>>>>>

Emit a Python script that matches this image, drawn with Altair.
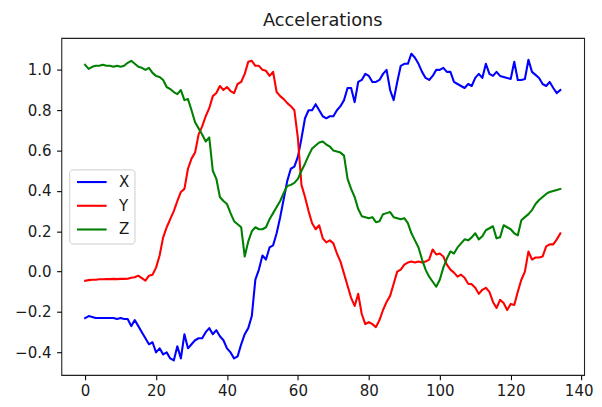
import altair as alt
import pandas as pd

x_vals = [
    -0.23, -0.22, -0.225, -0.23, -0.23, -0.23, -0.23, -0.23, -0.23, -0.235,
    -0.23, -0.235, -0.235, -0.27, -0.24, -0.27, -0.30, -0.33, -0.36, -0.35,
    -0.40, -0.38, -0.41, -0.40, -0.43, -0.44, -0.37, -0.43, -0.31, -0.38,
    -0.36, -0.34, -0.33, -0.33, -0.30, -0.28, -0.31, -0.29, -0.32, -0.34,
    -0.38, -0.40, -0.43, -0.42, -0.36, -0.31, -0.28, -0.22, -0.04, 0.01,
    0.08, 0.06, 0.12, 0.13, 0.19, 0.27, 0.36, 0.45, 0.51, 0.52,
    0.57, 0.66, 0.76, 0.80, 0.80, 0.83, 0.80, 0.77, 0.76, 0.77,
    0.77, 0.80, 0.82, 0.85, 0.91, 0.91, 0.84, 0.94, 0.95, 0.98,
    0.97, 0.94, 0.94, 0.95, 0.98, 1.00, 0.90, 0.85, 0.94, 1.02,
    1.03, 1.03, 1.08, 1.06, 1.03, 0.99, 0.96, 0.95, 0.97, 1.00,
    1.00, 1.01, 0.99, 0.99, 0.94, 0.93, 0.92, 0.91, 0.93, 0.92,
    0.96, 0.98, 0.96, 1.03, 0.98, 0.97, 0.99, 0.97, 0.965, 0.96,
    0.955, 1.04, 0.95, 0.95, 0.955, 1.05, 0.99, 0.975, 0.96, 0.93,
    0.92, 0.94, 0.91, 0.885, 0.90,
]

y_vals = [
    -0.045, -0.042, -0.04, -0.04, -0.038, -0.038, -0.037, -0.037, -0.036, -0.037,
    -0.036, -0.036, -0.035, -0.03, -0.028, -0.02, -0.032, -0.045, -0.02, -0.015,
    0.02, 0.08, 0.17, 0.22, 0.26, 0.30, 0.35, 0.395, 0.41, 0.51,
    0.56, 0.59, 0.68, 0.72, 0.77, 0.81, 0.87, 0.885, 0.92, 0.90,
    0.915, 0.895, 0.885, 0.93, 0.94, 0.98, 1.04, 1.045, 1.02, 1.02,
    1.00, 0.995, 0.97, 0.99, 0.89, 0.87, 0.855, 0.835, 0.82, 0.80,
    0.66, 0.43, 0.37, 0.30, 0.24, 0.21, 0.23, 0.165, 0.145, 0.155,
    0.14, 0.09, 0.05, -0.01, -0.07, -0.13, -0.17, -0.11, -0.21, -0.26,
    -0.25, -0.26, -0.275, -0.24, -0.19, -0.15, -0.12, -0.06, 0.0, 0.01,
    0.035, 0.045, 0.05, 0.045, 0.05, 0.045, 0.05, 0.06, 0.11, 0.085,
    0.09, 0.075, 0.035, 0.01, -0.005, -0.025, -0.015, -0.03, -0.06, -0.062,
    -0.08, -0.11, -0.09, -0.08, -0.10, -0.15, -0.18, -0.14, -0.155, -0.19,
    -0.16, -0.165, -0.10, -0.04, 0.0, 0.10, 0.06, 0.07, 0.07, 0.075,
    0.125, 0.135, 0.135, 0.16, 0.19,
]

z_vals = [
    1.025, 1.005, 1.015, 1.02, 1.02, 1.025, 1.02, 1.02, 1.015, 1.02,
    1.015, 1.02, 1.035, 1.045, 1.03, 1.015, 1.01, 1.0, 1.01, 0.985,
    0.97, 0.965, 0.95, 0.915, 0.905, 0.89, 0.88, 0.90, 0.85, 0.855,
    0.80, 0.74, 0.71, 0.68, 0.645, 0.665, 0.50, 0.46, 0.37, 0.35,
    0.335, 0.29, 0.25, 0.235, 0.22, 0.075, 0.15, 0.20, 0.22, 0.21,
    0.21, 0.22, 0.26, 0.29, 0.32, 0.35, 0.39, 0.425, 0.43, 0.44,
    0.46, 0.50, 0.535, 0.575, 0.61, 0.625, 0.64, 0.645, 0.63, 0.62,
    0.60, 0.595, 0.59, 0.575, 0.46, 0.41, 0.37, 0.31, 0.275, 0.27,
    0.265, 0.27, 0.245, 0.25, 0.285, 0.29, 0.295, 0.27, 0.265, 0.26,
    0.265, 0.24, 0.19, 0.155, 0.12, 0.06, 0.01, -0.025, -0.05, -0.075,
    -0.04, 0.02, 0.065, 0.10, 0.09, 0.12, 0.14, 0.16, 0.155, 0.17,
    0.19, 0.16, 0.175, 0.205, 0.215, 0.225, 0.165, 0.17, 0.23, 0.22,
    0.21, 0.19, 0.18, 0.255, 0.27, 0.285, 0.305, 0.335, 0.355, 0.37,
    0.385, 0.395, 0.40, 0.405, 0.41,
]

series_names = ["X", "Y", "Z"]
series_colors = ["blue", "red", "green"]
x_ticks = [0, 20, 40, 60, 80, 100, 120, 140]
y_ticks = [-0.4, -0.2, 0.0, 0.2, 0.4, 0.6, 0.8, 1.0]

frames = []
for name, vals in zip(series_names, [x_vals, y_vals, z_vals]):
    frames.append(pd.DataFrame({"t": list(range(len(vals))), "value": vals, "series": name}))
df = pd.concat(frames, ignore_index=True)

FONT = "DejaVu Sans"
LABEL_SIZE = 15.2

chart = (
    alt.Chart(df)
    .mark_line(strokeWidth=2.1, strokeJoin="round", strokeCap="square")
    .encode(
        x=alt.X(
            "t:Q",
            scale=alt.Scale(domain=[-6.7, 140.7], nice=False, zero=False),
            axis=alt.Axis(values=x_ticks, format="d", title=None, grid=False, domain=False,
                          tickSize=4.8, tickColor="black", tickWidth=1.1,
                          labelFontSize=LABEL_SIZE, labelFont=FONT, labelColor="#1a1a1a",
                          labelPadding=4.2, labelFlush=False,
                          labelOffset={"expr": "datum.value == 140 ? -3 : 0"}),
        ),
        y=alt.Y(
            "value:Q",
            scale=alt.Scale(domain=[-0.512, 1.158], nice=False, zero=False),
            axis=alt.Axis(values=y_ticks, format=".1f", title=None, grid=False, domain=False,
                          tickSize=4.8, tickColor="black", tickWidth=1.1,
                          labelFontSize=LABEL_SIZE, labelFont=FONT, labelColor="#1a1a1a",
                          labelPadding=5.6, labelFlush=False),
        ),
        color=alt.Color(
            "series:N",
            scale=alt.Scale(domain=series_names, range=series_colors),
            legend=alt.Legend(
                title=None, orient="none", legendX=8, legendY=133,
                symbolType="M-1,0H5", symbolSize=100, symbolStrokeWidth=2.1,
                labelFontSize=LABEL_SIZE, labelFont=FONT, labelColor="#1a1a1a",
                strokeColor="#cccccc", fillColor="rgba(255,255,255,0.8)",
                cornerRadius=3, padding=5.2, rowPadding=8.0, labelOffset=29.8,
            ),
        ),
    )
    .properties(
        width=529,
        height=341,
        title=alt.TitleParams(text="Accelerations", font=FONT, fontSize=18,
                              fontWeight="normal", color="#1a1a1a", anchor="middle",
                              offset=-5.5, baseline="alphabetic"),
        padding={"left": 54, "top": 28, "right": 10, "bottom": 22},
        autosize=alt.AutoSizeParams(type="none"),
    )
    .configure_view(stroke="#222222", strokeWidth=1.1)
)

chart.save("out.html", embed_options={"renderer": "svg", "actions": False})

<<<<<

§ WRITTEN EXERCISE: Set the pictures aside and transcribe the data above exactly.

§ WRITTEN RESPONSE:
Emit a Python script that matches this image, drawn with Altair.
import altair as alt
import pandas as pd

x_vals = [
    -0.23, -0.22, -0.225, -0.23, -0.23, -0.23, -0.23, -0.23, -0.23, -0.235,
    -0.23, -0.235, -0.235, -0.27, -0.24, -0.27, -0.30, -0.33, -0.36, -0.35,
    -0.40, -0.38, -0.41, -0.40, -0.43, -0.44, -0.37, -0.43, -0.31, -0.38,
    -0.36, -0.34, -0.33, -0.33, -0.30, -0.28, -0.31, -0.29, -0.32, -0.34,
    -0.38, -0.40, -0.43, -0.42, -0.36, -0.31, -0.28, -0.22, -0.04, 0.01,
    0.08, 0.06, 0.12, 0.13, 0.19, 0.27, 0.36, 0.45, 0.51, 0.52,
    0.57, 0.66, 0.76, 0.80, 0.80, 0.83, 0.80, 0.77, 0.76, 0.77,
    0.77, 0.80, 0.82, 0.85, 0.91, 0.91, 0.84, 0.94, 0.95, 0.98,
    0.97, 0.94, 0.94, 0.95, 0.98, 1.00, 0.90, 0.85, 0.94, 1.02,
    1.03, 1.03, 1.08, 1.06, 1.03, 0.99, 0.96, 0.95, 0.97, 1.00,
    1.00, 1.01, 0.99, 0.99, 0.94, 0.93, 0.92, 0.91, 0.93, 0.92,
    0.96, 0.98, 0.96, 1.03, 0.98, 0.97, 0.99, 0.97, 0.965, 0.96,
    0.955, 1.04, 0.95, 0.95, 0.955, 1.05, 0.99, 0.975, 0.96, 0.93,
    0.92, 0.94, 0.91, 0.885, 0.90,
]

y_vals = [
    -0.045, -0.042, -0.04, -0.04, -0.038, -0.038, -0.037, -0.037, -0.036, -0.037,
    -0.036, -0.036, -0.035, -0.03, -0.028, -0.02, -0.032, -0.045, -0.02, -0.015,
    0.02, 0.08, 0.17, 0.22, 0.26, 0.30, 0.35, 0.395, 0.41, 0.51,
    0.56, 0.59, 0.68, 0.72, 0.77, 0.81, 0.87, 0.885, 0.92, 0.90,
    0.915, 0.895, 0.885, 0.93, 0.94, 0.98, 1.04, 1.045, 1.02, 1.02,
    1.00, 0.995, 0.97, 0.99, 0.89, 0.87, 0.855, 0.835, 0.82, 0.80,
    0.66, 0.43, 0.37, 0.30, 0.24, 0.21, 0.23, 0.165, 0.145, 0.155,
    0.14, 0.09, 0.05, -0.01, -0.07, -0.13, -0.17, -0.11, -0.21, -0.26,
    -0.25, -0.26, -0.275, -0.24, -0.19, -0.15, -0.12, -0.06, 0.0, 0.01,
    0.035, 0.045, 0.05, 0.045, 0.05, 0.045, 0.05, 0.06, 0.11, 0.085,
    0.09, 0.075, 0.035, 0.01, -0.005, -0.025, -0.015, -0.03, -0.06, -0.062,
    -0.08, -0.11, -0.09, -0.08, -0.10, -0.15, -0.18, -0.14, -0.155, -0.19,
    -0.16, -0.165, -0.10, -0.04, 0.0, 0.10, 0.06, 0.07, 0.07, 0.075,
    0.125, 0.135, 0.135, 0.16, 0.19,
]

z_vals = [
    1.025, 1.005, 1.015, 1.02, 1.02, 1.025, 1.02, 1.02, 1.015, 1.02,
    1.015, 1.02, 1.035, 1.045, 1.03, 1.015, 1.01, 1.0, 1.01, 0.985,
    0.97, 0.965, 0.95, 0.915, 0.905, 0.89, 0.88, 0.90, 0.85, 0.855,
    0.80, 0.74, 0.71, 0.68, 0.645, 0.665, 0.50, 0.46, 0.37, 0.35,
    0.335, 0.29, 0.25, 0.235, 0.22, 0.075, 0.15, 0.20, 0.22, 0.21,
    0.21, 0.22, 0.26, 0.29, 0.32, 0.35, 0.39, 0.425, 0.43, 0.44,
    0.46, 0.50, 0.535, 0.575, 0.61, 0.625, 0.64, 0.645, 0.63, 0.62,
    0.60, 0.595, 0.59, 0.575, 0.46, 0.41, 0.37, 0.31, 0.275, 0.27,
    0.265, 0.27, 0.245, 0.25, 0.285, 0.29, 0.295, 0.27, 0.265, 0.26,
    0.265, 0.24, 0.19, 0.155, 0.12, 0.06, 0.01, -0.025, -0.05, -0.075,
    -0.04, 0.02, 0.065, 0.10, 0.09, 0.12, 0.14, 0.16, 0.155, 0.17,
    0.19, 0.16, 0.175, 0.205, 0.215, 0.225, 0.165, 0.17, 0.23, 0.22,
    0.21, 0.19, 0.18, 0.255, 0.27, 0.285, 0.305, 0.335, 0.355, 0.37,
    0.385, 0.395, 0.40, 0.405, 0.41,
]

series_names = ["X", "Y", "Z"]
series_colors = ["blue", "red", "green"]
x_ticks = [0, 20, 40, 60, 80, 100, 120, 140]
y_ticks = [-0.4, -0.2, 0.0, 0.2, 0.4, 0.6, 0.8, 1.0]

frames = []
for name, vals in zip(series_names, [x_vals, y_vals, z_vals]):
    frames.append(pd.DataFrame({"t": list(range(len(vals))), "value": vals, "series": name}))
df = pd.concat(frames, ignore_index=True)

FONT = "DejaVu Sans"
LABEL_SIZE = 15.2

chart = (
    alt.Chart(df)
    .mark_line(strokeWidth=2.1, strokeJoin="round", strokeCap="square")
    .encode(
        x=alt.X(
            "t:Q",
            scale=alt.Scale(domain=[-6.7, 140.7], nice=False, zero=False),
            axis=alt.Axis(values=x_ticks, format="d", title=None, grid=False, domain=False,
                          tickSize=4.8, tickColor="black", tickWidth=1.1,
                          labelFontSize=LABEL_SIZE, labelFont=FONT, labelColor="#1a1a1a",
                          labelPadding=4.2, labelFlush=False,
                          labelOffset={"expr": "datum.value == 140 ? -3 : 0"}),
        ),
        y=alt.Y(
            "value:Q",
            scale=alt.Scale(domain=[-0.512, 1.158], nice=False, zero=False),
            axis=alt.Axis(values=y_ticks, format=".1f", title=None, grid=False, domain=False,
                          tickSize=4.8, tickColor="black", tickWidth=1.1,
                          labelFontSize=LABEL_SIZE, labelFont=FONT, labelColor="#1a1a1a",
                          labelPadding=5.6, labelFlush=False),
        ),
        color=alt.Color(
            "series:N",
            scale=alt.Scale(domain=series_names, range=series_colors),
            legend=alt.Legend(
                title=None, orient="none", legendX=8, legendY=133,
                symbolType="M-1,0H5", symbolSize=100, symbolStrokeWidth=2.1,
                labelFontSize=LABEL_SIZE, labelFont=FONT, labelColor="#1a1a1a",
                strokeColor="#cccccc", fillColor="rgba(255,255,255,0.8)",
                cornerRadius=3, padding=5.2, rowPadding=8.0, labelOffset=29.8,
            ),
        ),
    )
    .properties(
        width=529,
        height=341,
        title=alt.TitleParams(text="Accelerations", font=FONT, fontSize=18,
                              fontWeight="normal", color="#1a1a1a", anchor="middle",
                              offset=-5.5, baseline="alphabetic"),
        padding={"left": 54, "top": 28, "right": 10, "bottom": 22},
        autosize=alt.AutoSizeParams(type="none"),
    )
    .configure_view(stroke="#222222", strokeWidth=1.1)
)

chart.save("out.html", embed_options={"renderer": "svg", "actions": False})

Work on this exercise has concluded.